Default: .claude/skills/<skill-name>/ (Project level)
Optional: Ask user if they want to export to user-level directory ~/.claude/skills/<skill-name>/

Save Content:

SKILL.md (Required)
scripts/ (If applicable)
references/ (If applicable)
assets/ (If applicable)

Validation Mode Guide

Skill Type	Validation Mode	Examples
Discipline/Rule-based	RED-GREEN	TDD, Delete Confirmation, Code Review Process
Output Quality-based	Example-Based	Markdown Formatting, Document Style, Code Refactoring Patterns
Hybrid	Combined	First RED-GREEN to verify rules, then Example-Based to verify quality

FAQ

Q: How do I determine which type my Skill belongs to?

A: Ask yourself:

Does this Skill require the Agent to "Must Do / Must Not Do" something? → Discipline type, use RED-GREEN.
Does this Skill require the Agent to "output consistent with a certain quality standard"? → Quality type, use Example-Based validation.

Q: What if it still fails after 3 iterations?

A: Report to the user.

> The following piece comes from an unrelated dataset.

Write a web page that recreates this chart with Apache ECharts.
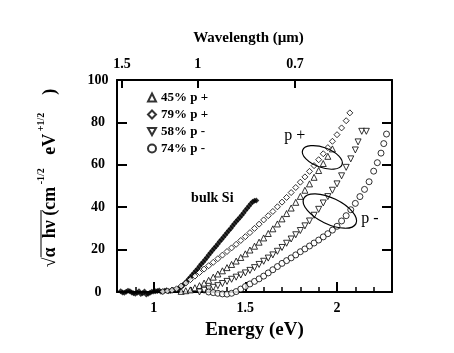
<!DOCTYPE html>
<html><head><meta charset="utf-8">
<script src="https://cdn.jsdelivr.net/npm/echarts@6/dist/echarts.min.js"></script>
<style>html,body{margin:0;padding:0;background:#fff}#c{width:454px;height:353px}</style>
</head><body><div id="c"></div>
<script>
// ---- data ----
var bulkE = [0.82,0.83,0.84,0.85,0.86,0.87,0.88,0.89,0.90,0.91,0.92,0.93,0.94,0.95,0.96,0.97,0.98,0.99,1.00,1.01,1.02,1.03,1.04,1.05,1.06,1.07,1.08,1.09,1.10,1.11,1.12,1.13,1.14,1.15,1.16,1.17,1.18,1.19,1.20,1.21,1.22,1.23,1.24,1.25,1.26,1.27,1.28,1.29,1.30,1.31,1.32,1.33,1.34,1.35,1.36,1.37,1.38,1.39,1.40,1.41,1.42,1.43,1.44,1.45,1.46,1.47,1.48,1.49,1.50,1.51,1.52,1.53,1.54,1.55,1.56];
var bulkV = [0.3,-0.2,-0.4,0.1,0.6,0.4,-0.2,-0.6,-0.8,-0.3,0.4,-0.9,-0.6,0.2,-1.2,-0.8,-0.3,0.1,0.2,0.3,0.5,0.7,0.1,0.2,0.6,0.8,0.4,0.5,0.8,0.9,1.0,1.3,1.8,2.4,3.2,4.1,5.0,6.0,7.0,8.0,9.0,10.0,11.0,12.1,13.2,14.2,15.2,16.3,17.4,18.5,19.6,20.6,21.6,22.7,23.8,24.8,25.8,26.9,28.0,29.0,30.0,31.1,32.2,33.2,34.2,35.2,36.2,37.3,38.4,39.5,40.6,41.6,42.6,43.0,43.2];

var p79E = [1.05,1.075,1.10,1.125,1.15,1.175,1.20,1.225,1.25,1.275,1.30,1.325,1.35,1.375,1.40,1.425,1.45,1.475,1.50,1.525,1.55,1.575,1.60,1.625,1.65,1.675,1.70,1.725,1.75,1.775,1.80,1.825,1.85,1.875,1.90,1.925,1.95,1.975,2.00,2.025,2.05,2.07];
var p79V = [0.2,0.5,0.8,1.5,2.8,4.2,5.8,7.5,9.2,10.8,12.4,14.0,15.7,17.4,19.1,20.8,22.5,24.3,26.1,28.0,30.0,32.0,34.0,36.0,38.0,40.2,42.4,44.6,46.9,49.3,51.8,54.3,56.9,59.6,62.4,65.2,68.1,71.1,74.2,77.4,80.8,84.5];

var p45E = [1.15,1.175,1.20,1.225,1.25,1.275,1.30,1.325,1.35,1.375,1.40,1.425,1.45,1.475,1.50,1.525,1.55,1.575,1.60,1.625,1.65,1.675,1.70,1.725,1.75,1.775,1.80,1.825,1.85,1.875,1.90,1.925,1.95,1.975];
var p45V = [0.3,0.6,1.0,2.0,3.0,4.2,5.5,7.0,8.5,10.0,11.5,13.0,14.6,16.3,18.0,19.8,21.6,23.5,25.5,27.6,29.8,32.1,34.5,37.0,39.6,42.3,45.1,48.0,51.0,54.1,57.3,60.6,64.0,67.5];

var m58E = [1.25,1.275,1.30,1.325,1.35,1.375,1.40,1.425,1.45,1.475,1.50,1.525,1.55,1.575,1.60,1.625,1.65,1.675,1.70,1.725,1.75,1.775,1.80,1.825,1.85,1.875,1.90,1.925,1.95,1.975,2.00,2.025,2.05,2.075,2.10,2.115,2.135,2.16];
var m58V = [0.0,0.8,1.5,2.2,3.0,4.0,5.0,6.0,7.0,8.0,9.0,10.2,11.5,13.0,14.5,16.0,17.5,19.2,21.0,23.0,25.0,27.0,29.0,31.2,33.5,36.2,39.0,42.0,45.0,48.0,51.0,54.8,58.8,62.8,67.0,70.8,75.8,75.8];

var m74E = [1.30,1.325,1.35,1.375,1.40,1.425,1.45,1.475,1.50,1.525,1.55,1.575,1.60,1.625,1.65,1.675,1.70,1.725,1.75,1.775,1.80,1.825,1.85,1.875,1.90,1.925,1.95,1.975,2.00,2.025,2.05,2.075,2.10,2.125,2.15,2.175,2.20,2.22,2.24,2.255,2.27];
var m74V = [0.0,-0.3,-0.6,-0.9,-1.0,-0.6,0.2,1.4,2.6,3.8,5.0,6.2,7.5,9.0,10.5,12.0,13.5,14.8,16.1,17.5,19.0,20.3,21.7,23.1,24.5,26.0,27.5,29.2,31.0,33.5,36.0,38.8,41.8,45.0,48.4,52.0,57.0,61.0,65.5,70.0,74.5];

var seriesNames = ['45% p +', '79% p +', '58% p -', '74% p -'];
var topWavelengths = [1.5, 1, 0.7];
var topLabels = ['1.5', '1', '0.7'];
var bottomLabels = [1, 1.5, 2];
var yTicks = [0, 20, 40, 60, 80, 100];

// ---- build ----
function pairs(xs, ys) { return xs.map(function (x, i) { return [x, ys[i]]; }); }
var topE = topWavelengths.map(function (w) { return 1.24 / w; });
var FONT = 'Liberation Serif';
var open = { color: '#fff', borderColor: '#000', borderWidth: 1 };
var downTri = 'path://M0,0 L10,0 L5,9 Z';

var chart = echarts.init(document.getElementById('c'), null, { renderer: 'canvas' });
var option = {
  animation: false,
  backgroundColor: '#fff',
  grid: { left: 117, top: 80, width: 275, height: 212 },
  legend: {
    orient: 'vertical', left: 147, top: 91, padding: 0, itemWidth: 8, itemHeight: 8, itemGap: 4,
    data: seriesNames,
    textStyle: { fontFamily: FONT, fontWeight: 'bold', fontSize: 13, color: '#000' },
    selectedMode: false
  },
  xAxis: [
    { type: 'value', position: 'bottom', min: 0.8, max: 2.3, interval: 0.1,
      axisLine: { lineStyle: { color: '#000', width: 2 } },
      axisTick: { inside: true, length: 5, lineStyle: { color: '#000', width: 1.5 } },
      axisLabel: { customValues: bottomLabels, margin: 9, color: '#000', fontFamily: FONT, fontWeight: 'bold', fontSize: 14 },
      splitLine: { show: false },
      name: 'Energy (eV)', nameLocation: 'middle', nameGap: 29,
      nameTextStyle: { fontFamily: FONT, fontWeight: 'bold', fontSize: 19, color: '#000' } },
    { type: 'value', position: 'bottom', min: 0.8, max: 2.3,
      axisLine: { show: false },
      axisTick: { inside: true, length: 10, customValues: bottomLabels, lineStyle: { color: '#000', width: 2 } },
      axisLabel: { show: false }, splitLine: { show: false } },
    { type: 'value', position: 'top', min: 0.8, max: 2.3,
      axisLine: { lineStyle: { color: '#000', width: 2 } },
      axisTick: { inside: true, length: 8, customValues: topE, lineStyle: { color: '#000', width: 2 } },
      axisLabel: { customValues: topE, margin: 9, color: '#000', fontFamily: FONT, fontWeight: 'bold', fontSize: 14,
        formatter: function (v) {
          for (var i = 0; i < topE.length; i++) { if (Math.abs(topE[i] - v) < 1e-6) return topLabels[i]; }
          return '';
        } },
      splitLine: { show: false },
      name: 'Wavelength (\u00b5m)', nameLocation: 'middle', nameGap: 34,
      nameTextStyle: { fontFamily: FONT, fontWeight: 'bold', fontSize: 15, color: '#000', padding: [0, 12, 0, 0] } }
  ],
  yAxis: [
    { type: 'value', position: 'left', min: 0, max: 100, interval: 20,
      axisLine: { show: true, lineStyle: { color: '#000', width: 2 } },
      axisTick: { show: true, inside: true, length: 10, customValues: yTicks, lineStyle: { color: '#000', width: 2 } },
      axisLabel: { customValues: yTicks, align: 'center', margin: 19, color: '#000', fontFamily: FONT, fontWeight: 'bold', fontSize: 14 },
      splitLine: { show: false } },
    { type: 'value', position: 'right', min: 0, max: 100, interval: 20,
      axisLine: { show: true, lineStyle: { color: '#000', width: 2 } },
      axisTick: { show: true, inside: true, length: 10, lineStyle: { color: '#000', width: 2 } },
      axisLabel: { show: false }, splitLine: { show: false } }
  ],
  series: [
    { name: 'bulk Si', type: 'scatter', symbol: 'diamond', symbolSize: 6, clip: false,
      itemStyle: { color: '#000' }, data: pairs(bulkE, bulkV) },
    { name: seriesNames[0], type: 'scatter', symbol: 'triangle', symbolSize: 6, clip: false,
      itemStyle: open, data: pairs(p45E, p45V) },
    { name: seriesNames[1], type: 'scatter', symbol: 'diamond', symbolSize: 6, clip: false,
      itemStyle: open, data: pairs(p79E, p79V) },
    { name: seriesNames[2], type: 'scatter', symbol: downTri, symbolSize: 6, clip: false,
      itemStyle: open, data: pairs(m58E, m58V) },
    { name: seriesNames[3], type: 'scatter', symbol: 'circle', symbolSize: 6, clip: false,
      itemStyle: open, data: pairs(m74E, m74V) }
  ]
};
chart.setOption(option);

// annotations placed in data coordinates
var textNotes = [
  { text: 'bulk Si', at: [1.32, 44.3], size: 14, weight: 'bold' },
  { text: 'p +', at: [1.77, 73.6], size: 16, weight: 'normal' },
  { text: 'p -', at: [2.18, 34.4], size: 16, weight: 'normal' }
];
var ellipseNotes = [
  { at: [1.92, 63.5], rx: 21, ry: 10, rot: -0.35 },
  { at: [1.961, 38.2], rx: 29, ry: 13, rot: -0.45 }
];
function px(p) { return chart.convertToPixel({ xAxisIndex: 0, yAxisIndex: 0 }, p); }
var gfx = [];
textNotes.forEach(function (n) {
  var p = px(n.at);
  gfx.push({ type: 'text', x: p[0], y: p[1], z: 100,
    style: { text: n.text, fill: '#000', font: n.weight + ' ' + n.size + 'px "' + FONT + '"', align: 'center', verticalAlign: 'middle' } });
});
ellipseNotes.forEach(function (n) {
  var p = px(n.at);
  gfx.push({ type: 'ellipse', x: p[0], y: p[1], rotation: n.rot, z: 100,
    shape: { cx: 0, cy: 0, rx: n.rx, ry: n.ry },
    style: { fill: null, stroke: '#000', lineWidth: 1.2 } });
});
// y axis title (rotated)
gfx.push({
  type: 'group', x: 50, y: 178, rotation: Math.PI / 2,
  children: [
    { type: 'text', x: 0, y: 0,
      style: {
        text: '{m|\u221a\u03b1  h\u03bd (cm}{s| -1/2}{m|   eV}{s| +1/2}{m|    )}',
        align: 'center', verticalAlign: 'middle',
        rich: {
          m: { fontFamily: FONT, fontWeight: 'bold', fontSize: 18, lineHeight: 27, fill: '#000', color: '#000' },
          s: { fontFamily: FONT, fontWeight: 'bold', fontSize: 10, verticalAlign: 'top', fill: '#000', color: '#000' }
        }
      } },
    { type: 'line', shape: { x1: -79, y1: -9, x2: -32, y2: -9 }, style: { stroke: '#000', lineWidth: 1 } }
  ]
});
chart.setOption({ graphic: gfx });
</script>
</body></html>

Possible reasons:

The Skill design itself is flawed (needs brainstorming again).
Pressure scenarios are unreasonable.
Example quality is poor or quantity is insufficient.

Q: Can I use both validation modes simultaneously?

A: Yes! For hybrid Skills, first use RED-GREEN to verify rule compliance, then use Example-Based validation to verify output quality.

Platform Limitations

[!NOTE] This skill relies on sub-agent dispatch functionality and is limited to tools that support this feature, such as Claude Code, OpenCode, etc.